Dumfries & Galloway, Scotland
Dumfries and Galloway have had a turbulent and romantic past,
leading to their lasting memorial in literature. Annie Laurie, Walter Scott's
Redgauntlet, Buchan's 39 Steps all follow through this countryside.
On the Solway Firth the tide comes in faster than a galloping
horse (or faster than your car on the soft sand!), but the smugglers and pirates
of old are now long gone. Inland the wild desolate Glenkins is a land of jagged
hills, lochs and waterfalls.
Ruined castles and churches stand in memorial to both the turbulent
and the peaceful past. Today the land is peaceful and tranquil, with the native
Galloway cattle to be seen in the fields
There are regular car ferries leaving Stranraer for Northern
- Mull of Galloway
- The southern tip of Scotland.
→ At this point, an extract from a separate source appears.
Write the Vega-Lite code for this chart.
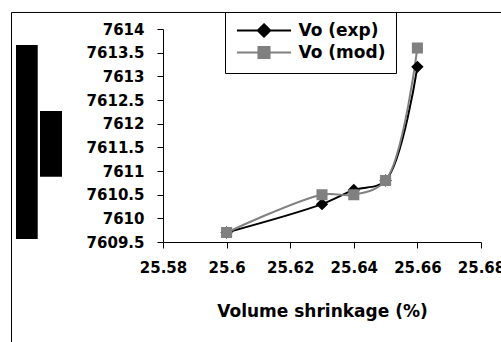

On a clear day you can see
Ireland and the isle of Man from this 210 foot high headland. There is a lighthouse
here, with steps down to a foghorn on the side of the cliff
- 16 miles south of Newton Stewart, Whithorn is one of the
oldest Christian centres in Britain. Founded by St Ninian, his shrine was
a place of pilgrimage. Robert Bruce, James IV and Mary Queen of Scotts all
made pilgrimages here, until they were make illegal in 1581. There are a host
of exhibits ranging from the 5th century Latinus Stone, early Christian graves,
a Viking house, the ruins of the 12th century Whithorn Abbey.
- Bruce's Stone
- In the hills twelve miles north east of Newton Stewart, a
boulder was placed here in 1929 to mark the spot that Robert Bruce defeated
a larger English army by rolling giant rocks down on them in the Battle of
Glentrool in 1327.
- Sandyhills/Rockcliffe/Kippford Coast Walk
- The National Trust for Scotland own the Jubilee Path that
wends between these villages on the Solway coast south west of Dumfries. Sandyhill
and Rockcliffe are small Victorian bathing resorts, Kippford an old smuggling
village. There are wonderful views out to sea, and the path passes Mark of
Mote, a 100 foot high granite outcrop, with a Dark Age settlement on top.
- Caerlaverock Castle
- The ruins of the 13th century castle look out over the salt
marshes eight miles south of Dumfries. The castle was often besieged during
the border wars, but it took gunpowder and the Civil War to reduce it to ruins
in 1640. The salt marshes around it are the winter home of the entire Spitzbergen
population of Barnacle Geese, as well as many other birds
- Gretna Green
- Associated with instant marriages for those wanting to avoid
the delays that occurred in the English system. Greta Green was the first
village on the road north from England. The village blacksmith performed the
ceremony. An Act of Parliament in 1940 put an end to these easy marriages.